━━━ EXTRACTED INFORMATION ━━━
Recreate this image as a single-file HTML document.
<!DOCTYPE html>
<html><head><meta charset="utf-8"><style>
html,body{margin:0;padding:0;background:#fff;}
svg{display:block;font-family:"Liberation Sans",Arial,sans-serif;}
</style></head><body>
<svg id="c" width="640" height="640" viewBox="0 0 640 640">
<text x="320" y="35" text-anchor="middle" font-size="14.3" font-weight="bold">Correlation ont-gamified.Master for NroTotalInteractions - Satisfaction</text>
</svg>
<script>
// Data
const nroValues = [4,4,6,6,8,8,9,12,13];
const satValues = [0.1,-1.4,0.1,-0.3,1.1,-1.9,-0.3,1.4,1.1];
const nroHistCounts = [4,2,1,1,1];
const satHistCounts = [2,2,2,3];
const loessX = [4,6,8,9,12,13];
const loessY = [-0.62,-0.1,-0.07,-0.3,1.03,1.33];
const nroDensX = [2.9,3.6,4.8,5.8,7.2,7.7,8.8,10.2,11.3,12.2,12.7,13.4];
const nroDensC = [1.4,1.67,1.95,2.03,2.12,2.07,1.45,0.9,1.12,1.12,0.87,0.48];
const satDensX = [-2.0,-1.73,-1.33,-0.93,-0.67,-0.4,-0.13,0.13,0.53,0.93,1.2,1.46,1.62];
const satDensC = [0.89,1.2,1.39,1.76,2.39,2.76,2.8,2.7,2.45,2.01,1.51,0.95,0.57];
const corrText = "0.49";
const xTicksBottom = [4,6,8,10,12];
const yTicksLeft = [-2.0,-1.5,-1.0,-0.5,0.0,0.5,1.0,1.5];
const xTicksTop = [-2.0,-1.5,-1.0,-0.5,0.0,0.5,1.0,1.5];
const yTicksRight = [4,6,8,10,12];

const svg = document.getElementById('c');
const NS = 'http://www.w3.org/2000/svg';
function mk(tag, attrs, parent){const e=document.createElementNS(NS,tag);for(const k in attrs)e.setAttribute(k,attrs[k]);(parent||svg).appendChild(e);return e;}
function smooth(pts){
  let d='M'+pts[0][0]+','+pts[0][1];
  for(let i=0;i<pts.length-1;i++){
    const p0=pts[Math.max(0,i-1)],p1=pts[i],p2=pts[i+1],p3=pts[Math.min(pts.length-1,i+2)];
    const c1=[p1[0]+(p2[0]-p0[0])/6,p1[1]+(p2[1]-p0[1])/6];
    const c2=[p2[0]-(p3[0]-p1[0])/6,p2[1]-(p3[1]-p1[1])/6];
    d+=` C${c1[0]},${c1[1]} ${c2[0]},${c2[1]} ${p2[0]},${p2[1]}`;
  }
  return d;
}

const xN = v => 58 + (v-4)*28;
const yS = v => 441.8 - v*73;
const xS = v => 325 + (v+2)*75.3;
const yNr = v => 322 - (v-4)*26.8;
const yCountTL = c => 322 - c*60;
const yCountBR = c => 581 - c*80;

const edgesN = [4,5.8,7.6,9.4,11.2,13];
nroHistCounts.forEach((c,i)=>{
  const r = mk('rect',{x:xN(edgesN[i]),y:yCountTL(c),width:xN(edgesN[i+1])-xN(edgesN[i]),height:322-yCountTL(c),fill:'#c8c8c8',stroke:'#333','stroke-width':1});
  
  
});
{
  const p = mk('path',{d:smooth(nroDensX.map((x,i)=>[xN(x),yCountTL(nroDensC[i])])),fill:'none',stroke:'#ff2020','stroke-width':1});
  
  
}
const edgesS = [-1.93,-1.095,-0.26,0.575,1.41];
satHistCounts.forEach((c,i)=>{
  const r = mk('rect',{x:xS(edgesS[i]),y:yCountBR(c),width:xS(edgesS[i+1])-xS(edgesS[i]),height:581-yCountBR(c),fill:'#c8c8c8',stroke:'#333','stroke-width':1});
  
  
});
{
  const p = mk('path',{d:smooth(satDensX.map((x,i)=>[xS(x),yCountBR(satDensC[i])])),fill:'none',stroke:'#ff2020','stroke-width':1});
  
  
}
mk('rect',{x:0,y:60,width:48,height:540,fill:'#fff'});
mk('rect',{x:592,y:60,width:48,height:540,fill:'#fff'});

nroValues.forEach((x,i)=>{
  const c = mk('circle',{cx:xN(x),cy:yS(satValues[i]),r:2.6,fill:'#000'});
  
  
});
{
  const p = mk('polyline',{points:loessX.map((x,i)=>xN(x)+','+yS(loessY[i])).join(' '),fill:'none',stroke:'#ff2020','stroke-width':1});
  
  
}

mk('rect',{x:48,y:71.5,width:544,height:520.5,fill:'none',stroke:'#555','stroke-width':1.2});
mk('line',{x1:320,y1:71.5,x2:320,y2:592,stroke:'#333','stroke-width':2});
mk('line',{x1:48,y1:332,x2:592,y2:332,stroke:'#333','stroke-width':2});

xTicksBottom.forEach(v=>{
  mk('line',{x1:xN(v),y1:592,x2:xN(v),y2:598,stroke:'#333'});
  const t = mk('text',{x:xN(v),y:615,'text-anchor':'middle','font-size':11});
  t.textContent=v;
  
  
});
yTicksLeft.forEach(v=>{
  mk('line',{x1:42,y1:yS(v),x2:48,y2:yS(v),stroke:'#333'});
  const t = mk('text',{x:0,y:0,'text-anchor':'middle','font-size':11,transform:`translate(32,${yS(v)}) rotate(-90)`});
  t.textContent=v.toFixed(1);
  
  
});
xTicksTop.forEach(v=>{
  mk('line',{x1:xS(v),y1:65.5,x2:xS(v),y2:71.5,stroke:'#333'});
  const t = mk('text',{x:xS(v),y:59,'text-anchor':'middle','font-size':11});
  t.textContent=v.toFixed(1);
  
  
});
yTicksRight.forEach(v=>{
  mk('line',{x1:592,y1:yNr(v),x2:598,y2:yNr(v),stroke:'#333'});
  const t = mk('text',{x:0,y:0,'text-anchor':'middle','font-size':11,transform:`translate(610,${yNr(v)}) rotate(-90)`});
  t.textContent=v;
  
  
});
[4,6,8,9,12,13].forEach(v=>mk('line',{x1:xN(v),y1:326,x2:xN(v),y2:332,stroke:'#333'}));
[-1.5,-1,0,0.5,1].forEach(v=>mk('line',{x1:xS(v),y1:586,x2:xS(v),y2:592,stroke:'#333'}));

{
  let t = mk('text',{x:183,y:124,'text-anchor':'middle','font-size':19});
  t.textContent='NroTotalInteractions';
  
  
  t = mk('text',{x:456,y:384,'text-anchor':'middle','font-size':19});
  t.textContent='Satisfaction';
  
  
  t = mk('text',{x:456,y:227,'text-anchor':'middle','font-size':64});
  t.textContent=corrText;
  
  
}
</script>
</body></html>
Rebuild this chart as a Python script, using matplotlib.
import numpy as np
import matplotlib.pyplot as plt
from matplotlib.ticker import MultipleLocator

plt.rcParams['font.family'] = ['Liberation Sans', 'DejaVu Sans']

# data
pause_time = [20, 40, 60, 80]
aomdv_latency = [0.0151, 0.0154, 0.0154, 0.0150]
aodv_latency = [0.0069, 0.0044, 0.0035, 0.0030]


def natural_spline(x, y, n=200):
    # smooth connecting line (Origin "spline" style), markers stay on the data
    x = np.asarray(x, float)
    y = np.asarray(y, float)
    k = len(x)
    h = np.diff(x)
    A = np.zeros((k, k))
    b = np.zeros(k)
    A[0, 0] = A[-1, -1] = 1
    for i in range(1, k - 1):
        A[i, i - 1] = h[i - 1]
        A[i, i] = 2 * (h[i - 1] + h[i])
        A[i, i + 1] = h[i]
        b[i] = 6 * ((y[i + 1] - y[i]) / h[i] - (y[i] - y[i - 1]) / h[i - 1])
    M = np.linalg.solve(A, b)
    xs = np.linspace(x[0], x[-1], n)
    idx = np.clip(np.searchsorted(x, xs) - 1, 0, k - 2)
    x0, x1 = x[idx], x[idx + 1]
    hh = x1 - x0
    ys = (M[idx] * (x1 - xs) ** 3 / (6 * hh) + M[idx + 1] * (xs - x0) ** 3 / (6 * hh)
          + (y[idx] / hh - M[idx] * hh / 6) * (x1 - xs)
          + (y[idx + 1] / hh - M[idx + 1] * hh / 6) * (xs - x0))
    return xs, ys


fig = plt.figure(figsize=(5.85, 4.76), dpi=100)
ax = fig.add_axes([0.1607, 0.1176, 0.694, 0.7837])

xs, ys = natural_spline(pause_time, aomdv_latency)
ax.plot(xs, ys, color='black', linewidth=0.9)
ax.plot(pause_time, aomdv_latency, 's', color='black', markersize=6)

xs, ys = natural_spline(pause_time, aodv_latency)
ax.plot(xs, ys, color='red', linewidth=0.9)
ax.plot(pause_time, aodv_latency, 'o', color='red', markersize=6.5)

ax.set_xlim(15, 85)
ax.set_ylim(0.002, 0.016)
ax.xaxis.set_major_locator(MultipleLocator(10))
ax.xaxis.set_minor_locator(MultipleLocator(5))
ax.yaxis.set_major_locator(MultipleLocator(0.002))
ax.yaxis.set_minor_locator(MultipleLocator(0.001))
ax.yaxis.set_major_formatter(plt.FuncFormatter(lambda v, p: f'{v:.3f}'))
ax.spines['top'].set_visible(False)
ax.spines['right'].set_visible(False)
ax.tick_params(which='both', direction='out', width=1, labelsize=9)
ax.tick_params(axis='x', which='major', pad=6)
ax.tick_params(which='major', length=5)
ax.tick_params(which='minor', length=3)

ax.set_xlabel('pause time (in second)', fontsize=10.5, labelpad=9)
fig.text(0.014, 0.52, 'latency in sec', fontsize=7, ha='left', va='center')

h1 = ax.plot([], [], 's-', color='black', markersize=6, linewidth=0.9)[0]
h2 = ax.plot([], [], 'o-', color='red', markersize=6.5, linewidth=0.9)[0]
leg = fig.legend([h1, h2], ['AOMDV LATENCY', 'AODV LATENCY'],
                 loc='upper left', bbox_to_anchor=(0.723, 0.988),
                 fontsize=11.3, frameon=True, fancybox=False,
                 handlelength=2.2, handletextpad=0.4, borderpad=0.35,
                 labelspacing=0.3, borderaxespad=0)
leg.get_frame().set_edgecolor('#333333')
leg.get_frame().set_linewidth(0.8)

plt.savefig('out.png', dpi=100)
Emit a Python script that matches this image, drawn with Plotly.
━━━
WHAT IS BEING ASKED: Write out, exactly and with nothing else, the lines of the listing above from its first line through the line with "const yTicksRight = [4,6,8,10,12];".

THE REPLY:
Recreate this image as a single-file HTML document.
<!DOCTYPE html>
<html><head><meta charset="utf-8"><style>
html,body{margin:0;padding:0;background:#fff;}
svg{display:block;font-family:"Liberation Sans",Arial,sans-serif;}
</style></head><body>
<svg id="c" width="640" height="640" viewBox="0 0 640 640">
<text x="320" y="35" text-anchor="middle" font-size="14.3" font-weight="bold">Correlation ont-gamified.Master for NroTotalInteractions - Satisfaction</text>
</svg>
<script>
// Data
const nroValues = [4,4,6,6,8,8,9,12,13];
const satValues = [0.1,-1.4,0.1,-0.3,1.1,-1.9,-0.3,1.4,1.1];
const nroHistCounts = [4,2,1,1,1];
const satHistCounts = [2,2,2,3];
const loessX = [4,6,8,9,12,13];
const loessY = [-0.62,-0.1,-0.07,-0.3,1.03,1.33];
const nroDensX = [2.9,3.6,4.8,5.8,7.2,7.7,8.8,10.2,11.3,12.2,12.7,13.4];
const nroDensC = [1.4,1.67,1.95,2.03,2.12,2.07,1.45,0.9,1.12,1.12,0.87,0.48];
const satDensX = [-2.0,-1.73,-1.33,-0.93,-0.67,-0.4,-0.13,0.13,0.53,0.93,1.2,1.46,1.62];
const satDensC = [0.89,1.2,1.39,1.76,2.39,2.76,2.8,2.7,2.45,2.01,1.51,0.95,0.57];
const corrText = "0.49";
const xTicksBottom = [4,6,8,10,12];
const yTicksLeft = [-2.0,-1.5,-1.0,-0.5,0.0,0.5,1.0,1.5];
const xTicksTop = [-2.0,-1.5,-1.0,-0.5,0.0,0.5,1.0,1.5];
const yTicksRight = [4,6,8,10,12];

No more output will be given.